Sementara, Timboel menyebut rasio klaim program JHT masih di bawah 60 persen. Itu berarti, klaim cukup dibayar dari iuran yang dibayarkan peserta.
"Misal masuk Rp100 triliun, maka klaim Rp60 triliun bisa ditangani," imbuh Timboel.
Ia menilai arus kas BPJS Ketenagakerjaan sejauh ini masih cukup baik. Kecuali, jika rasio klaim sudah mencapai 100 persen, artinya iuran yang masuk setara dengan pengajuan klaim peserta.
"Mengacu rasio klaim masih ada kemampuan karena rasio klaim di bawah 100 persen, kalau di atas 100 persen menakutkan karena iuran tidak cukup untuk bayar klaim," pungkas Timboel.

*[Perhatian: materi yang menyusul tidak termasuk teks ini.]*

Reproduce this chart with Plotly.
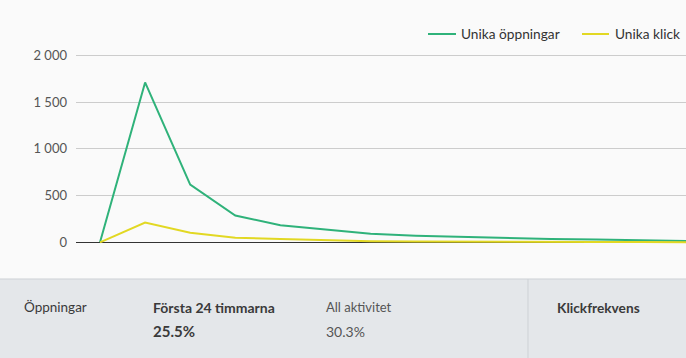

Sebagai informasi, total dana investasi dari program JHT sebesar Rp342,05 triliun per Februari 2021. Rata-rata jumlahnya naik 9,78 persen per tahun dalam lima tahun terakhir.
Namun, hasil investasi dari dana investasi JHT hanya Rp3,45 triliun per Februari 2021. Dalam lima tahun terakhir, hasil investasi JHT naik tipis 2,31 persen per tahun.
Secara keseluruhan, total dana investasi BPJS Ketenagakerjaan sebesar Rp489,89 triliun per Februari 2021. Sementara, hasil investasinya sebesar Rp5,12 triliun.